Em janeiro de 2008, o Ministério Público do Distrito Federal abriu inquérito para apurar suspeitas de uso irregular de cartões corporativos no pagamento de despesas de hospedagem da comitiva precursora de uma viagem de Lula a Ribeirão Preto (SP) e Sertãozinho (SP), cidades onde o presidente entregaria uma usina termoelétrica e iria a uma feira agrícola em maio de 2003.

Agentes de segurança e equipe de apoio técnico que formavam o escalão avançado do Palácio do Planalto ficaram hospedados em dois hotéis. Descobriu-se depois que um cartão corporativo do Governo Federal pagou R$ 3.030 referentes a 22 diárias de pessoas que não faziam parte da comitiva oficial. Outro cartão corporativo bancou despesas de R$ 1.475 em diárias que excediam o período de permanência dos funcionários federais.

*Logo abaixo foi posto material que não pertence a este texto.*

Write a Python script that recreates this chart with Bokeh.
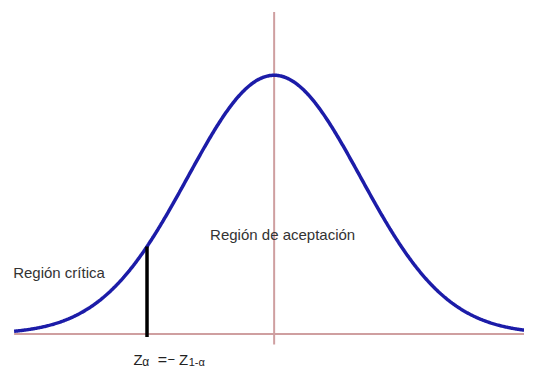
import numpy as np
from bokeh.plotting import figure
from bokeh.models import Range1d
from bokeh.core.properties import value
from bokeh.embed import file_html
from bokeh.resources import INLINE

# --- chart content ---
mean = 0.0
sd = 1.0
z_start = -3.011
z_end = 2.899
z_crit = -1.472          # Z_alpha
labels = ["Región crítica", "Región de aceptación"]
formula_parts = ["Z", "α", "=", "−", "Z", "1-α"]

# standard normal density (the curve shown in the picture)
z = np.linspace(z_start, z_end, 600)
pdf = np.exp(-0.5 * ((z - mean) / sd) ** 2) / (sd * np.sqrt(2 * np.pi))
pdf_crit = float(np.exp(-0.5 * ((z_crit - mean) / sd) ** 2) / (sd * np.sqrt(2 * np.pi)))

p = figure(width=524, height=369, output_backend="svg", toolbar_location=None,
           x_range=Range1d(-3.1685, 2.8989), y_range=Range1d(-0.05467, 0.5142),
           min_border=0, background_fill_color="white", border_fill_color="white")
p.axis.visible = False
p.xgrid.visible = False
p.ygrid.visible = False
p.outline_line_color = None

axis_col = "#cf9fa0"
# horizontal axis line
p.segment(x0=[z_start], y0=[0], x1=[z_end], y1=[0], line_color=axis_col, line_width=2)
# vertical line at the mean
p.segment(x0=[mean], y0=[0.4965], x1=[mean], y1=[-0.01625], line_color=axis_col, line_width=2)

# normal curve
p.line(z, pdf, line_color="#1c1ca8", line_width=3.5)

# critical value line
p.segment(x0=[z_crit], y0=[pdf_crit], x1=[z_crit], y1=[-0.0044], line_color="black", line_width=3.5)

font = value("Liberation Sans")
txt_col = "#333333"
p.text(x=[-3.022], y=[0.0946], text=[labels[0]], text_font=font, text_font_size="15px",
       text_color=txt_col, text_baseline="alphabetic", text_align="left")
p.text(x=[-0.7416], y=[0.1537], text=[labels[1]], text_font=font, text_font_size="15px",
       text_color=txt_col, text_baseline="alphabetic", text_align="left")

# formula: Z_alpha = - Z_(1-alpha)
fx = [-1.629, -1.528, -1.348, -1.236, -1.101, -0.989]
fy = [-0.0390, -0.0425, -0.0390, -0.0390, -0.0390, -0.0425]
fs = ["15px", "12px", "16px", "13px", "15px", "11px"]
for xi, yi, t, s in zip(fx, fy, formula_parts, fs):
    p.text(x=[xi], y=[yi], text=[t], text_font=font, text_font_size=s,
           text_color="#222222", text_baseline="alphabetic", text_align="left")

open("out.html", "w").write(file_html(p, INLINE))
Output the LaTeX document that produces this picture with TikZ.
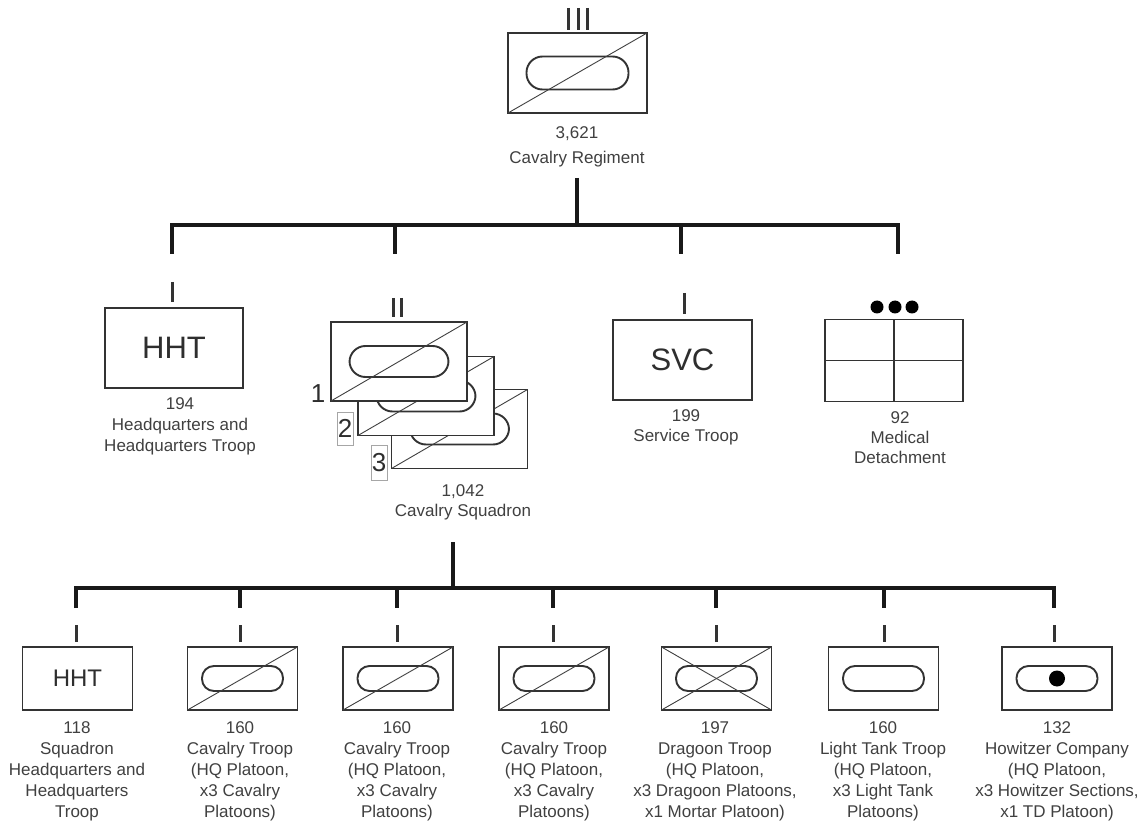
\documentclass[tikz,border=0pt]{standalone}
\usepackage{fontspec}
\setmainfont{Liberation Sans}
\begin{document}
\begin{tikzpicture}[x=1pt,y=-1pt,
  conn/.style={line width=3.6pt, draw=black!90, line cap=butt, line join=miter},
  unit/.style={draw=black!80, line width=1.9pt, fill=white, rectangle, inner sep=0pt, outer sep=0pt},
  bigunit/.style={unit, minimum width=138pt, minimum height=80pt},
  smallunit/.style={unit, minimum width=110pt, minimum height=63pt},
  squnit/.style={unit, minimum width=136pt, minimum height=79pt},
  pill/.style={draw=black!80, line width=1.9pt, rectangle, inner sep=0pt, rounded corners=#1},
  pill/.default=12pt,
  bigpill/.style={pill=16pt, minimum width=100pt, minimum height=32pt},
  smallpill/.style={pill=12pt, minimum width=81pt, minimum height=25pt},
  diag/.style={draw=black!75, line width=0.9pt},
  echelon/.style={draw=black!80, line width=3pt},
  lbl/.style={text=black!75, font=\fontsize{17}{21}\selectfont, align=center, inner sep=0pt, anchor=north},
  lbltwenty/.style={lbl, font=\fontsize{17}{20}\selectfont},
  abbr/.style={text=black!82, font=\fontsize{31}{31}\selectfont},
  abbrsmall/.style={text=black!82, font=\fontsize{24}{24}\selectfont},
  numlbl/.style={text=black!82, font=\fontsize{26}{26}\selectfont, inner sep=0pt},
  numbox/.style={numlbl, draw=black!35, line width=0.6pt, minimum width=16pt},
  dot/.style={fill=black, draw=none, circle, inner sep=0pt}
]
\useasboundingbox (0,0) rectangle (1144,829);

% ---------------- Regiment ----------------
\node[unit, minimum width=139pt, minimum height=80pt] (reg) at (577.5,73) {};
\node[bigpill, minimum width=102pt, minimum height=33pt] (regp) at (reg.center) {};
\draw[diag] (reg.south west) -- (reg.north east);
\draw[echelon] (568,8) -- (568,30) (578,8) -- (578,30) (587,8) -- (587,30);
\node[lbl, font=\fontsize{17}{25}\selectfont] (reglbl) at (577,126) {3,621\\Cavalry Regiment};

% upper bus
\coordinate (regstem) at (577,178);
\coordinate (busA) at (577,225);
\coordinate (dA1) at (172,254);
\coordinate (dA2) at (395,254);
\coordinate (dA3) at (681,254);
\coordinate (dA4) at (898,254);
\draw[conn] (regstem) -- (regstem |- busA);
\draw[conn] (dA1) -- (dA1 |- busA) -- (dA4 |- busA) -- (dA4);
\draw[conn] (dA2 |- busA) -- (dA2);
\draw[conn] (dA3 |- busA) -- (dA3);

% ---------------- HHT ----------------
\node[bigunit, abbr] (hht) at (174,348) {HHT};
\draw[echelon] (172,282) -- (172,302);
\node[lbl] (hhtlbl) at (180,397) {194\\Headquarters and\\Headquarters Troop};

% ---------------- Squadron stack ----------------
\node[squnit] (sq3) at (459.5,429) {};
\node[bigpill, minimum width=99pt, minimum height=31pt] (sqp3) at (sq3.center) {};
\draw[diag] (sq3.south west) -- (sq3.north east);
\node[squnit] (sq2) at (426,396) {};
\node[bigpill, minimum width=99pt, minimum height=31pt] (sqp2) at (sq2.center) {};
\draw[diag] (sq2.south west) -- (sq2.north east);
\node[squnit] (sq1) at (399,361.5) {};
\node[bigpill, minimum width=99pt, minimum height=31pt] (sqp1) at (sq1.center) {};
\draw[diag] (sq1.south west) -- (sq1.north east);
\draw[echelon] (393,298) -- (393,317) (401,298) -- (401,317);
\node[numlbl] (n1) at (318,394) {1};
\node[numbox, minimum height=33pt] (n2) at (345,428.5) {2};
\node[numbox, minimum height=35pt] (n3) at (379,462.5) {3};
\node[lbltwenty] (sqlbl) at (463,484) {1,042\\Cavalry Squadron};

% ---------------- SVC ----------------
\node[unit, minimum width=139pt, minimum height=80pt, abbr] (svc) at (682.5,360) {SVC};
\draw[echelon] (684,293) -- (684,314);
\node[lbltwenty] (svclbl) at (686,409) {199\\Service Troop};

% ---------------- Medical ----------------
\node[unit, minimum width=138pt, minimum height=82pt] (med) at (894,360.5) {};
\draw[draw=black!80, line width=1.9pt] (med.north) -- (med.south) (med.west) -- (med.east);
\node[dot, minimum size=13pt] (md1) at (877,307) {};
\node[dot, minimum size=13pt] (md2) at (895,307) {};
\node[dot, minimum size=13pt] (md3) at (912,307) {};
\node[lbltwenty] (medlbl) at (900,411) {92\\Medical\\Detachment};

% lower bus
\coordinate (sqstem) at (453,542);
\coordinate (busB) at (453,588);
\coordinate (dB1) at (76,608);
\coordinate (dB2) at (240,608);
\coordinate (dB3) at (397,608);
\coordinate (dB4) at (553,608);
\coordinate (dB5) at (716,608);
\coordinate (dB6) at (884,608);
\coordinate (dB7) at (1054,608);
\draw[conn] (sqstem) -- (sqstem |- busB);
\draw[conn] (dB1) -- (dB1 |- busB) -- (dB7 |- busB) -- (dB7);
\foreach \d in {dB2,dB3,dB4,dB5,dB6} \draw[conn] (\d |- busB) -- (\d);

% echelon marks bottom row
\foreach \x in {76,240,397,553,716,884,1054} \draw[echelon] (\x,625) -- (\x,642);

% ---------------- bottom row ----------------
\node[smallunit, abbrsmall] (b1) at (77.5,678.5) {HHT};

\node[smallunit] (b2) at (242.5,678.5) {};
\node[smallpill] (bp2) at (b2.center) {};
\draw[diag] (b2.south west) -- (b2.north east);

\node[smallunit] (b3) at (398,678.5) {};
\node[smallpill] (bp3) at (b3.center) {};
\draw[diag] (b3.south west) -- (b3.north east);

\node[smallunit] (b4) at (554,678.5) {};
\node[smallpill] (bp4) at (b4.center) {};
\draw[diag] (b4.south west) -- (b4.north east);

\node[smallunit] (b5) at (716.5,678.5) {};
\node[smallpill] (bp5) at (b5.center) {};
\draw[diag] (b5.south west) -- (b5.north east);
\draw[diag] (b5.north west) -- (b5.south east);

\node[smallunit] (b6) at (883.5,678.5) {};
\node[smallpill] (bp6) at (b6.center) {};

\node[smallunit] (b7) at (1057,678.5) {};
\node[smallpill] (bp7) at (b7.center) {};
\node[dot, minimum size=16pt] (bd7) at (b7.center) {};

\node[lbl] (bl1) at (77,721) {118\\Squadron\\Headquarters and\\Headquarters\\Troop};
\node[lbl] (bl2) at (240,721) {160\\Cavalry Troop\\(HQ Platoon,\\x3 Cavalry\\Platoons)};
\node[lbl] (bl3) at (397,721) {160\\Cavalry Troop\\(HQ Platoon,\\x3 Cavalry\\Platoons)};
\node[lbl] (bl4) at (554,721) {160\\Cavalry Troop\\(HQ Platoon,\\x3 Cavalry\\Platoons)};
\node[lbl] (bl5) at (715,721) {197\\Dragoon Troop\\(HQ Platoon,\\x3 Dragoon Platoons,\\x1 Mortar Platoon)};
\node[lbl] (bl6) at (883,721) {160\\Light Tank Troop\\(HQ Platoon,\\x3 Light Tank\\Platoons)};
\node[lbl] (bl7) at (1057,721) {132\\Howitzer Company\\(HQ Platoon,\\x3 Howitzer Sections,\\x1 TD Platoon)};
\end{tikzpicture}
\end{document}
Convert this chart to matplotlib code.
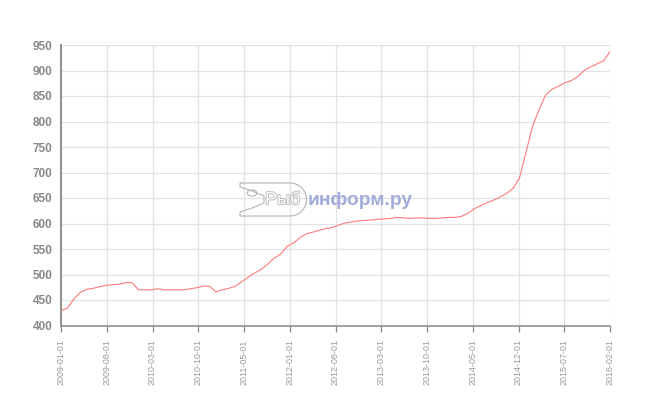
import matplotlib
matplotlib.use('Agg')
import matplotlib.pyplot as plt
import matplotlib.patheffects as pe
from matplotlib.patches import Circle, PathPatch
from matplotlib.path import Path
import numpy as np

plt.rcParams['font.family'] = ['Liberation Sans', 'DejaVu Sans']

# monthly values, 2009-01 .. 2016-02
prices = [429, 434, 452, 465, 471, 473, 476, 479, 480, 481, 484, 484,
          470, 470, 470, 472, 470, 470, 470, 470, 472, 474, 477, 477,
          466, 470, 473, 477, 486, 495, 503, 510, 520, 532, 540, 555,
          562, 572, 580, 583, 587, 590, 592, 597, 601, 603, 605, 606,
          607, 608, 609, 610, 612, 611, 610, 611, 611, 610, 610, 611,
          612, 612, 614, 620, 629, 635, 641, 646, 652, 659, 669, 690,
          740, 790, 823, 851, 863, 869, 876, 880, 888, 900, 907, 913,
          919, 937]
tick_labels = ['2009-01-01', '2009-08-01', '2010-03-01', '2010-10-01',
               '2011-05-01', '2012-01-01', '2012-08-01', '2013-03-01',
               '2013-10-01', '2014-05-01', '2014-12-01', '2015-07-01',
               '2016-02-01']
y_ticks = list(range(400, 951, 50))

W, H = 650, 400
fig = plt.figure(figsize=(6.5, 4), dpi=100)
ax = fig.add_axes([61 / W, 74.5 / H, 549 / W, 280.5 / H])

x = np.arange(len(prices))
ax.plot(x, prices, color='#ff7a7a', lw=0.8, zorder=3)

ax.set_xlim(0, len(prices) - 1)
ax.set_ylim(y_ticks[0], y_ticks[-1])
ax.set_yticks(y_ticks)
ax.set_xticks(np.linspace(0, len(prices) - 1, len(tick_labels)))
ax.set_xticklabels(tick_labels, rotation=90, va='top', ha='center')
for lbl in ax.get_yticklabels():
    lbl.set_fontweight('bold')

ax.grid(color='#e3e3e3', lw=0.9, zorder=0)
ax.set_axisbelow(True)
for s in ['top', 'right']:
    ax.spines[s].set_visible(False)
ax.spines['left'].set_color('#888888')
ax.spines['left'].set_linewidth(1.3)
ax.spines['bottom'].set_color('#888888')
ax.spines['bottom'].set_linewidth(1.1)
ax.tick_params(axis='y', length=0, pad=6, labelcolor='#888888', labelsize=8.5)
ax.tick_params(axis='x', length=4, width=0.9, color='#888888', pad=6,
               labelcolor='#999999', labelsize=6.4)


# watermark logo, pixel coords from top-left
def px(px_x, px_y):
    return (px_x / W, 1 - px_y / H)


logo_col = '#b4b4b4'
r = 16.5
cx, cy = 290, 199.5
ang = np.linspace(90, -90, 30)
arc = [(cx + r * np.cos(np.radians(a)), cy - r * np.sin(np.radians(a))) for a in ang]
pts = [(240, 183)] + arc + [(240, 216), (240, 212), (252, 208), (264, 203),
                           (264, 196), (252, 191), (240, 187), (240, 183)]
logo_path = Path([px(a, b) for a, b in pts])
fig.add_artist(PathPatch(logo_path, fc='none', ec=logo_col, lw=0.8,
                         transform=fig.transFigure))
fig.add_artist(Circle(px(252, 193), 3 / H, fc='none', ec=logo_col, lw=0.8,
                      transform=fig.transFigure))
fig.text(*px(265, 200), 'Рыб', fontsize=13, color='white', va='center', ha='left',
         path_effects=[pe.Stroke(linewidth=1.0, foreground='#a8a8a8'), pe.Normal()])
fig.text(*px(308, 201), 'информ.ру', fontsize=13.8, fontweight='bold',
         color='#a3abd8', va='center', ha='left')

fig.savefig('out.png', dpi=100)
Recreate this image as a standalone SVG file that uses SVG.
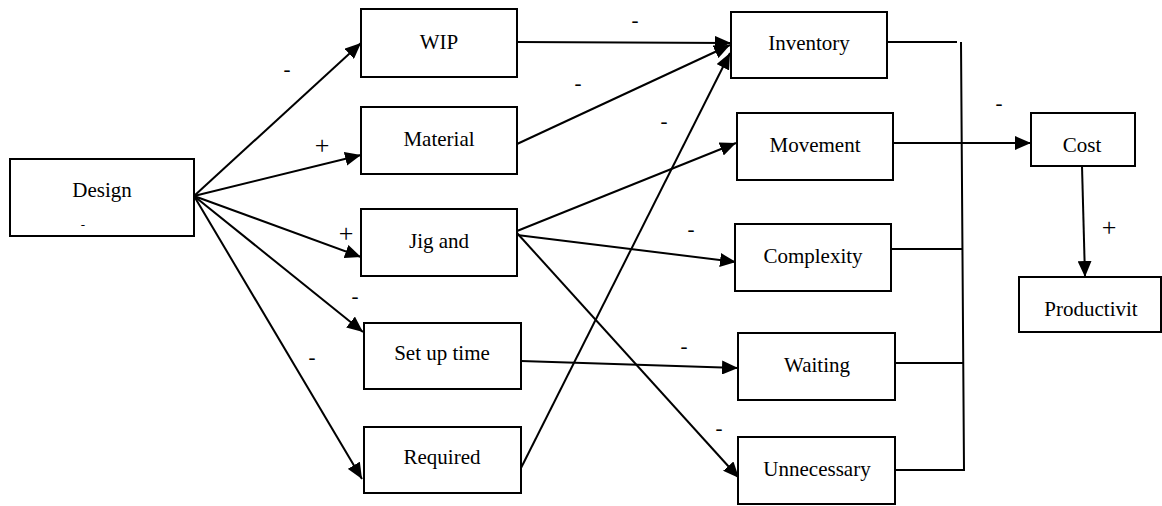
<svg xmlns="http://www.w3.org/2000/svg" width="1162" height="506" viewBox="0 0 1162 506">
  <style>
    .box { fill: #fff; stroke: #000; stroke-width: 2; }
    .lbl { font-family: "Liberation Serif", "Times New Roman", serif; font-size: 21px; fill: #000; text-anchor: middle; }
    .sign { font-family: "Liberation Serif", "Times New Roman", serif; font-size: 21px; fill: #000; text-anchor: middle; }
    .plus { font-size: 26px; }
    .link { fill: none; stroke: #000; stroke-width: 2; }
    .arrow { marker-end: url(#head); }
  </style>
  <defs>
    <marker id="head" markerUnits="userSpaceOnUse" markerWidth="16" markerHeight="14" refX="16" refY="7" orient="auto">
      <path d="M0,0 L16,7 L0,14 Z" fill="#000"/>
    </marker>
  </defs>
  <rect width="1162" height="506" fill="#fff"/>

  <g id="connectors">
    <!-- from Design -->
    <line class="link arrow" x1="194" y1="196" x2="361" y2="43"/>
    <line class="link arrow" x1="194" y1="196" x2="361" y2="155"/>
    <line class="link arrow" x1="194" y1="196" x2="361" y2="257"/>
    <line class="link arrow" x1="194" y1="196" x2="363" y2="332"/>
    <line class="link arrow" x1="194" y1="196" x2="362" y2="479"/>
    <!-- into Inventory -->
    <line class="link arrow" x1="517" y1="42" x2="731" y2="43"/>
    <line class="link arrow" x1="517" y1="144" x2="730" y2="45"/>
    <line class="link arrow" x1="521" y1="468" x2="730" y2="53"/>
    <!-- from Jig and -->
    <line class="link arrow" x1="517" y1="231" x2="736" y2="143"/>
    <line class="link arrow" x1="517" y1="235" x2="736" y2="262"/>
    <line class="link arrow" x1="517" y1="233" x2="739" y2="478"/>
    <!-- Set up time to Waiting -->
    <line class="link arrow" x1="521" y1="361" x2="738" y2="368"/>
    <!-- collector bus -->
    <line class="link" x1="887" y1="42" x2="957" y2="42"/>
    <polyline class="link" points="961,42 964,470 895,470"/>
    <line class="link" x1="891" y1="249" x2="962" y2="249"/>
    <line class="link" x1="895" y1="363" x2="963" y2="363"/>
    <!-- Movement to Cost -->
    <line class="link arrow" x1="893" y1="143" x2="1031" y2="143"/>
    <!-- Cost to Productivity -->
    <line class="link arrow" x1="1082" y1="166" x2="1085" y2="277"/>
  </g>

  <g id="signs">
    <text class="sign" x="287" y="76">-</text>
    <text class="sign plus" x="322" y="154">+</text>
    <text class="sign plus" x="346" y="242">+</text>
    <text class="sign" x="355" y="303">-</text>
    <text class="sign" x="312" y="364">-</text>
    <text class="sign" x="635" y="27">-</text>
    <text class="sign" x="578" y="90">-</text>
    <text class="sign" x="664" y="128">-</text>
    <text class="sign" x="691" y="236">-</text>
    <text class="sign" x="684" y="353">-</text>
    <text class="sign" x="719" y="435">-</text>
    <text class="sign" x="999" y="110">-</text>
    <text class="sign plus" x="1109" y="236">+</text>
  </g>

  <g id="design">
    <rect class="box" x="10" y="159" width="184" height="77"/>
    <text class="lbl" x="102" y="197">Design</text>
    <text class="sign" x="83" y="229" style="font-size:13px">-</text>
  </g>
  <g id="wip">
    <rect class="box" x="361" y="9" width="156" height="68"/>
    <text class="lbl" x="439" y="49">WIP</text>
  </g>
  <g id="material">
    <rect class="box" x="361" y="107" width="156" height="67"/>
    <text class="lbl" x="439" y="146">Material</text>
  </g>
  <g id="jig">
    <rect class="box" x="361" y="209" width="156" height="67"/>
    <text class="lbl" x="439" y="248">Jig and</text>
  </g>
  <g id="setup">
    <rect class="box" x="364" y="323" width="157" height="66"/>
    <text class="lbl" x="442" y="360">Set up time</text>
  </g>
  <g id="required">
    <rect class="box" x="364" y="427" width="157" height="66"/>
    <text class="lbl" x="442" y="464">Required</text>
  </g>
  <g id="inventory">
    <rect class="box" x="731" y="12" width="156" height="66"/>
    <text class="lbl" x="809" y="50">Inventory</text>
  </g>
  <g id="movement">
    <rect class="box" x="737" y="113" width="156" height="67"/>
    <text class="lbl" x="815" y="152">Movement</text>
  </g>
  <g id="complexity">
    <rect class="box" x="735" y="224" width="156" height="67"/>
    <text class="lbl" x="813" y="263">Complexity</text>
  </g>
  <g id="waiting">
    <rect class="box" x="738" y="333" width="157" height="67"/>
    <text class="lbl" x="817" y="372">Waiting</text>
  </g>
  <g id="unnecessary">
    <rect class="box" x="738" y="437" width="157" height="67"/>
    <text class="lbl" x="817" y="476">Unnecessary</text>
  </g>
  <g id="cost">
    <rect class="box" x="1031" y="113" width="104" height="53"/>
    <text class="lbl" x="1082" y="152">Cost</text>
  </g>
  <g id="productivity">
    <rect class="box" x="1019" y="277" width="142" height="55"/>
    <text class="lbl" x="1091" y="316">Productivit</text>
  </g>
</svg>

Em Sertãozinho, um cartão de crédito do governo serviu para deixar R$ 23.830 em hotel da cidade. Três anos depois, apurou-se que o mesmo hotel cobrava preços inferiores. O custo da comitiva não teria ultrapassado os R$ 10.208. Uma diferença de R$ 13.622. Somando-se a outros gastos efetuados pela comitiva de Lula durante a viagem, o Ministério Público concluiu que R$ 18.127 teriam sido pagos a mais. Ou embolsados pelos espertalhões.

O TCU (Tribunal de Constas da União) constatou diversos problemas no uso de cartões corporativos da Presidência da República. Para justificar gastos, funcionários apresentaram notas fiscais emitidas sem autorização do órgão fiscal e em nome de firmas com endereços fantasmas. Houve falta de recolhimento de tributos e notas "calçadas". Explica-se: sempre em poder do "cliente", elas têm a característica de apresentar valores superiores aos registrados nas vias dos talonários. O expediente é usado para render dinheiro extra, em geral embolsado pelos responsáveis por fazer a prestação de contas.

Sob o manto da segurança nacional e com a anuência do presidente, torraram dinheiro público em sigilo. Não eram gastos emergenciais ou despesas de viagem que só poderiam ser feitas com o uso de cartões corporativos. Não se tratou disso. Não fizeram licitações, pregões ou outras modalidades de concorrência pública. Não deram explicações. Não houve transparência. Não houve controle algum. Tudo em nome de se proteger Lula.